**Instructions to follow:** Skipping all pictures, set down the lines of the listing from the first through the one with "import matplotlib.pyplot as plt".

═════ Data extract

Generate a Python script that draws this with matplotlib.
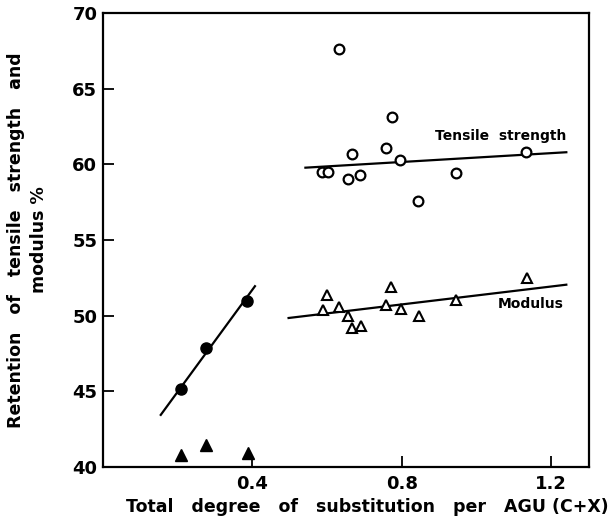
import matplotlib
matplotlib.use("Agg")
import matplotlib.pyplot as plt

# Tensile strength (open circles)
ts_x = [0.633, 0.773, 0.757, 0.666, 0.794, 1.131, 0.586, 0.602, 0.655, 0.688, 0.944, 0.844]
ts_y = [67.6, 63.1, 61.1, 60.7, 60.3, 60.8, 59.5, 59.5, 59.0, 59.3, 59.4, 57.6]
ts_line_x = [0.542, 1.240]
ts_line_y = [59.78, 60.80]

# Modulus (open triangles)
mod_x = [0.600, 0.588, 0.633, 0.655, 0.666, 0.690, 0.758, 0.772, 0.798, 0.845, 0.944, 1.136]
mod_y = [51.4, 50.4, 50.6, 49.95, 49.2, 49.3, 50.7, 51.9, 50.45, 50.0, 51.05, 52.5]
mod_line_x = [0.497, 1.240]
mod_line_y = [49.85, 52.05]

# low substitution series (filled symbols)
low_ts_x = [0.208, 0.276, 0.385]
low_ts_y = [45.15, 47.9, 50.95]
low_line_x = [0.155, 0.407]
low_line_y = [43.45, 51.95]
low_mod_x = [0.208, 0.276, 0.388]
low_mod_y = [40.8, 41.45, 40.9]

xticks = [0.4, 0.8, 1.2]
yticks = [40, 45, 50, 55, 60, 65, 70]

plt.rcParams["font.family"] = "DejaVu Sans"
plt.rcParams["font.weight"] = "bold"

fig = plt.figure(figsize=(6.12, 5.19), dpi=100)
ax = fig.add_axes([0.168, 0.100, 0.794, 0.875])

lw = 1.6
ax.plot(ts_line_x, ts_line_y, color="black", linewidth=lw)
ax.plot(mod_line_x, mod_line_y, color="black", linewidth=lw)
ax.plot(low_line_x, low_line_y, color="black", linewidth=lw)

ax.plot(ts_x, ts_y, "o", markersize=7, markerfacecolor="white",
        markeredgecolor="black", markeredgewidth=1.6)
ax.plot(mod_x, mod_y, "^", markersize=7, markerfacecolor="white",
        markeredgecolor="black", markeredgewidth=1.5)
ax.plot(low_ts_x, low_ts_y, "o", markersize=8, color="black")
ax.plot(low_mod_x, low_mod_y, "^", markersize=8, color="black", clip_on=False)

ax.text(1.24, 61.85, "Tensile  strength", ha="right", va="center",
        fontsize=10, fontweight="bold")
ax.text(1.232, 50.75, "Modulus", ha="right", va="center",
        fontsize=10, fontweight="bold")

ax.set_xlim(0, 1.3)
ax.set_ylim(40, 70)
ax.set_xticks(xticks)
ax.set_xticklabels(["0.4", "0.8", "1.2"])
ax.set_yticks(yticks)
ax.tick_params(direction="in", length=8, width=1.3, labelsize=13)
ax.tick_params(axis="x", pad=6)
ax.tick_params(axis="y", pad=4)
for lab in ax.get_xticklabels() + ax.get_yticklabels():
    lab.set_fontweight("bold")

for sp in ax.spines.values():
    sp.set_linewidth(1.6)

ax.set_xlabel("Total   degree   of   substitution   per   AGU (C+X)",
              fontsize=12.5, fontweight="bold")
ax.xaxis.set_label_coords(0.545, -0.068)
ax.set_ylabel("Retention   of   tensile   strength   and\nmodulus %",
              fontsize=12.5, fontweight="bold", linespacing=1.4)
ax.yaxis.set_label_coords(-0.112, 0.5)

fig.savefig("out.png", dpi=100)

══════════

**Solution to the problem:**
Generate a Python script that draws this with matplotlib.
import matplotlib
matplotlib.use("Agg")
import matplotlib.pyplot as plt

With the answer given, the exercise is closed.